:: Goal ::
Leave out any pictures and transcribe all other data below exactly.

:: Information provided ::
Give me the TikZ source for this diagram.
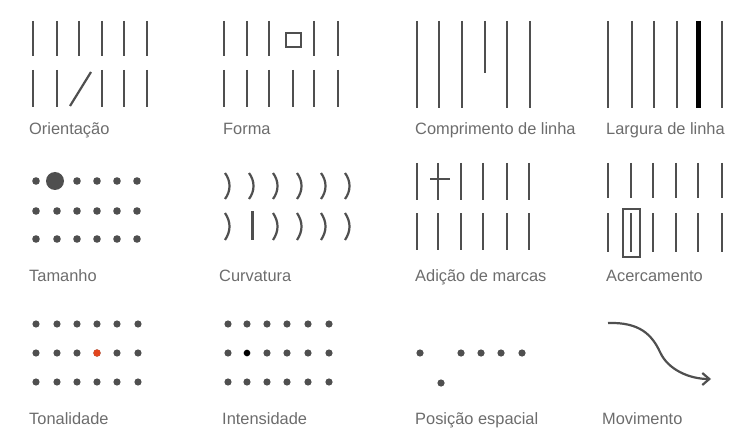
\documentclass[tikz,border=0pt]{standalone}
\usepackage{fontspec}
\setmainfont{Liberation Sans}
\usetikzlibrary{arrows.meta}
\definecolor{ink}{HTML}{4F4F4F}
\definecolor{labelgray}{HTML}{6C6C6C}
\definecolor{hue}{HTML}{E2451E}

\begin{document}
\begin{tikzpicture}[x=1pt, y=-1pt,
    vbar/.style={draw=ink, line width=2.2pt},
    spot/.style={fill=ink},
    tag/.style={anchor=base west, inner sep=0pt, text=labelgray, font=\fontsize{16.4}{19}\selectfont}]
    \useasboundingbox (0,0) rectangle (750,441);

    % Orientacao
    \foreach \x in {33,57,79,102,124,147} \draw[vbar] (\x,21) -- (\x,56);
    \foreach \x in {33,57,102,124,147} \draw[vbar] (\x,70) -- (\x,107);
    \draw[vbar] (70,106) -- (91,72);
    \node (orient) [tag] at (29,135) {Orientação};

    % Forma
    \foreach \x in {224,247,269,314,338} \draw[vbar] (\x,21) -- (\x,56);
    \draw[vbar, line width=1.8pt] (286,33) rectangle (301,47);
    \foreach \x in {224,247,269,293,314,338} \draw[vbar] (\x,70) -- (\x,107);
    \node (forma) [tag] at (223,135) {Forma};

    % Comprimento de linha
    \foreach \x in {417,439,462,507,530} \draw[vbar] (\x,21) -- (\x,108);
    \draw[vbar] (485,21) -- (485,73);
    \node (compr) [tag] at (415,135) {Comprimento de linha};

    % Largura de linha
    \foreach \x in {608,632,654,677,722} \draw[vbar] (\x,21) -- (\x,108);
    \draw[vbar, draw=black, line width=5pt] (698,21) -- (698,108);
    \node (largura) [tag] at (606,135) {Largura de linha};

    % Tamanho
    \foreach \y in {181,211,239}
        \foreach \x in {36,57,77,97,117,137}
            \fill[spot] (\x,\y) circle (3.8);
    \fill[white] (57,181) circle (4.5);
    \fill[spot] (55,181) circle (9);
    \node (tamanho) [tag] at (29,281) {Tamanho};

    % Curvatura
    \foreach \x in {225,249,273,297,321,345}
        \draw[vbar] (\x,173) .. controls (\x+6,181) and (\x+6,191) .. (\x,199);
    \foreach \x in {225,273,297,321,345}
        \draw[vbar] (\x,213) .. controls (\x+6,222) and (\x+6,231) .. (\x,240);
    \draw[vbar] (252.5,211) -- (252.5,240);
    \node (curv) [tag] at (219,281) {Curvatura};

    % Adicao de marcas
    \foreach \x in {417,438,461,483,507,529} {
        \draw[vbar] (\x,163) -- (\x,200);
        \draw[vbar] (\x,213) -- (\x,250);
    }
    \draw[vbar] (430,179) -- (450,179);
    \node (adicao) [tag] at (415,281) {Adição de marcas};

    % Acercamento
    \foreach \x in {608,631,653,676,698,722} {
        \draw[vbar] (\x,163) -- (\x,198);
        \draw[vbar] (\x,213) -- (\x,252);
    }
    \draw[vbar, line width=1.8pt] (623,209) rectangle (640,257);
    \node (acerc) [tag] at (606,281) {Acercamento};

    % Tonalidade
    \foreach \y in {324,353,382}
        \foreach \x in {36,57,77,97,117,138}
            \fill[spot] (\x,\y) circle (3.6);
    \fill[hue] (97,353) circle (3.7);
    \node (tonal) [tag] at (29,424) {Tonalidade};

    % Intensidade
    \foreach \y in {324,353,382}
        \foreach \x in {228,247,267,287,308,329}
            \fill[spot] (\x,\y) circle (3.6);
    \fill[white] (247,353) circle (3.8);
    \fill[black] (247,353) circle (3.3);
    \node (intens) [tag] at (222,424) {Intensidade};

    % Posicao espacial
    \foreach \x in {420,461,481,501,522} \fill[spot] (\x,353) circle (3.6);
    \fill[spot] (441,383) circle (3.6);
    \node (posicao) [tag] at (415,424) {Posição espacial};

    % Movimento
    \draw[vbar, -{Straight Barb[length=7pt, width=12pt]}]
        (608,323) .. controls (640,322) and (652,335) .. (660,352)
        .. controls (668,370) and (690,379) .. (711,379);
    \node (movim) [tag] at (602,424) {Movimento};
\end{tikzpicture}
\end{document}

:: Written solution ::
Give me the TikZ source for this diagram.
\documentclass[tikz,border=0pt]{standalone}
\usepackage{fontspec}
\setmainfont{Liberation Sans}
\usetikzlibrary{arrows.meta}
\definecolor{ink}{HTML}{4F4F4F}
\definecolor{labelgray}{HTML}{6C6C6C}
\definecolor{hue}{HTML}{E2451E}

\begin{document}
\begin{tikzpicture}[x=1pt, y=-1pt,
    vbar/.style={draw=ink, line width=2.2pt},
    spot/.style={fill=ink},
    tag/.style={anchor=base west, inner sep=0pt, text=labelgray, font=\fontsize{16.4}{19}\selectfont}]
    \useasboundingbox (0,0) rectangle (750,441);

    % Orientacao
    \foreach \x in {33,57,79,102,124,147} \draw[vbar] (\x,21) -- (\x,56);
    \foreach \x in {33,57,102,124,147} \draw[vbar] (\x,70) -- (\x,107);
    \draw[vbar] (70,106) -- (91,72);
    \node (orient) [tag] at (29,135) {Orientação};

    % Forma
    \foreach \x in {224,247,269,314,338} \draw[vbar] (\x,21) -- (\x,56);
    \draw[vbar, line width=1.8pt] (286,33) rectangle (301,47);
    \foreach \x in {224,247,269,293,314,338} \draw[vbar] (\x,70) -- (\x,107);
    \node (forma) [tag] at (223,135) {Forma};

    % Comprimento de linha
    \foreach \x in {417,439,462,507,530} \draw[vbar] (\x,21) -- (\x,108);
    \draw[vbar] (485,21) -- (485,73);
    \node (compr) [tag] at (415,135) {Comprimento de linha};

    % Largura de linha
    \foreach \x in {608,632,654,677,722} \draw[vbar] (\x,21) -- (\x,108);
    \draw[vbar, draw=black, line width=5pt] (698,21) -- (698,108);
    \node (largura) [tag] at (606,135) {Largura de linha};

    % Tamanho
    \foreach \y in {181,211,239}
        \foreach \x in {36,57,77,97,117,137}
            \fill[spot] (\x,\y) circle (3.8);
    \fill[white] (57,181) circle (4.5);
    \fill[spot] (55,181) circle (9);
    \node (tamanho) [tag] at (29,281) {Tamanho};

    % Curvatura
    \foreach \x in {225,249,273,297,321,345}
        \draw[vbar] (\x,173) .. controls (\x+6,181) and (\x+6,191) .. (\x,199);
    \foreach \x in {225,273,297,321,345}
        \draw[vbar] (\x,213) .. controls (\x+6,222) and (\x+6,231) .. (\x,240);
    \draw[vbar] (252.5,211) -- (252.5,240);
    \node (curv) [tag] at (219,281) {Curvatura};

    % Adicao de marcas
    \foreach \x in {417,438,461,483,507,529} {
        \draw[vbar] (\x,163) -- (\x,200);
        \draw[vbar] (\x,213) -- (\x,250);
    }
    \draw[vbar] (430,179) -- (450,179);
    \node (adicao) [tag] at (415,281) {Adição de marcas};

    % Acercamento
    \foreach \x in {608,631,653,676,698,722} {
        \draw[vbar] (\x,163) -- (\x,198);
        \draw[vbar] (\x,213) -- (\x,252);
    }
    \draw[vbar, line width=1.8pt] (623,209) rectangle (640,257);
    \node (acerc) [tag] at (606,281) {Acercamento};

    % Tonalidade
    \foreach \y in {324,353,382}
        \foreach \x in {36,57,77,97,117,138}
            \fill[spot] (\x,\y) circle (3.6);
    \fill[hue] (97,353) circle (3.7);
    \node (tonal) [tag] at (29,424) {Tonalidade};

    % Intensidade
    \foreach \y in {324,353,382}
        \foreach \x in {228,247,267,287,308,329}
            \fill[spot] (\x,\y) circle (3.6);
    \fill[white] (247,353) circle (3.8);
    \fill[black] (247,353) circle (3.3);
    \node (intens) [tag] at (222,424) {Intensidade};

    % Posicao espacial
    \foreach \x in {420,461,481,501,522} \fill[spot] (\x,353) circle (3.6);
    \fill[spot] (441,383) circle (3.6);
    \node (posicao) [tag] at (415,424) {Posição espacial};

    % Movimento
    \draw[vbar, -{Straight Barb[length=7pt, width=12pt]}]
        (608,323) .. controls (640,322) and (652,335) .. (660,352)
        .. controls (668,370) and (690,379) .. (711,379);
    \node (movim) [tag] at (602,424) {Movimento};
\end{tikzpicture}
\end{document}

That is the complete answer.